The problem, however, is that entrepreneurship is not yet fully integrated into the activities of Universities across Africa, with most universities having no entrepreneurship capabilities or curriculum and a few having limited entrepreneurship training and support for students and staff. Nevertheless, universities can serve as capacity-building centres through research, innovation, and data collection and analysis.
DIFFERENTIATE is a place-based approach to designing and developing entrepreneurial capacity building across African research institutions. The project is an alliance between the University of Benin, Lancaster University, the Africa Technology Policy Studies Network (ATPS), and Kenyatta University to make entrepreneurship work “the Ghanaian way”. The collaboration will achieve this through an exchange mentorship programme between SSA and UK universities.
The project will work towards developing an entrepreneurial mindset and skills development amongst academics, scientists, and graduates to both create jobs and build people that are job creators, not job seekers.
More specifically, the project will:
- Develop an approach to capacity building and entrepreneurial eco-system development that is tailored to local contexts.
- Move towards solution-driven impact based on entrepreneurial thinking.
- Create stronger relationships between HE institutions, industry, and key local stakeholders for engaged research and teaching.
- Develop an entrepreneurship curriculum that serves local, regional, national, and international needs and strives toward more comprehensive economic development.

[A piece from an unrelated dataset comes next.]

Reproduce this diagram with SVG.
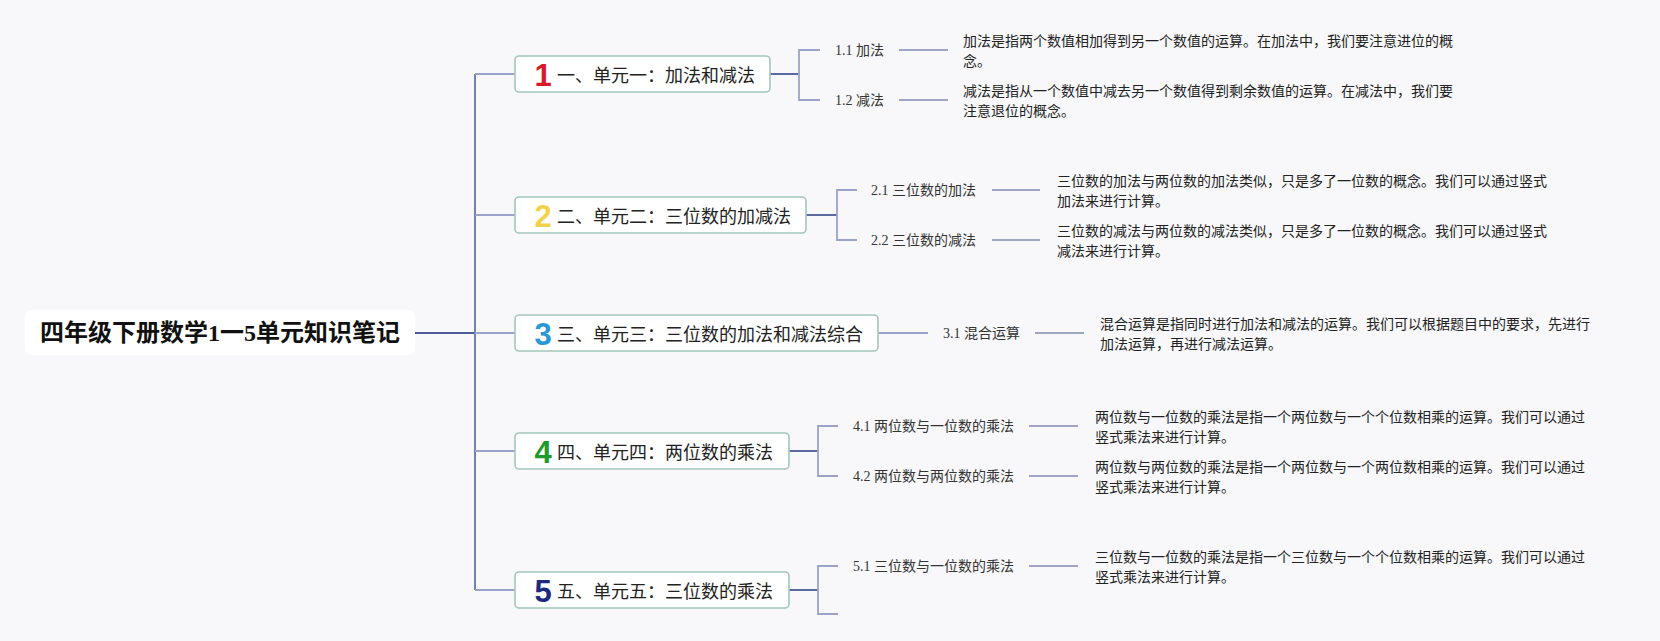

Additionally, the project seeks to address the problem of diversity and social inclusion. African women are disproportionately disadvantaged in financial access, digital access, and further education, which are essential for increased entrepreneurship success and employability. It is against this backdrop we are partnering with Kenyatta University and its pan-African organisation, the African Women in Science and Engineering, to support the gender mainstreaming and consideration of our topic of investigation.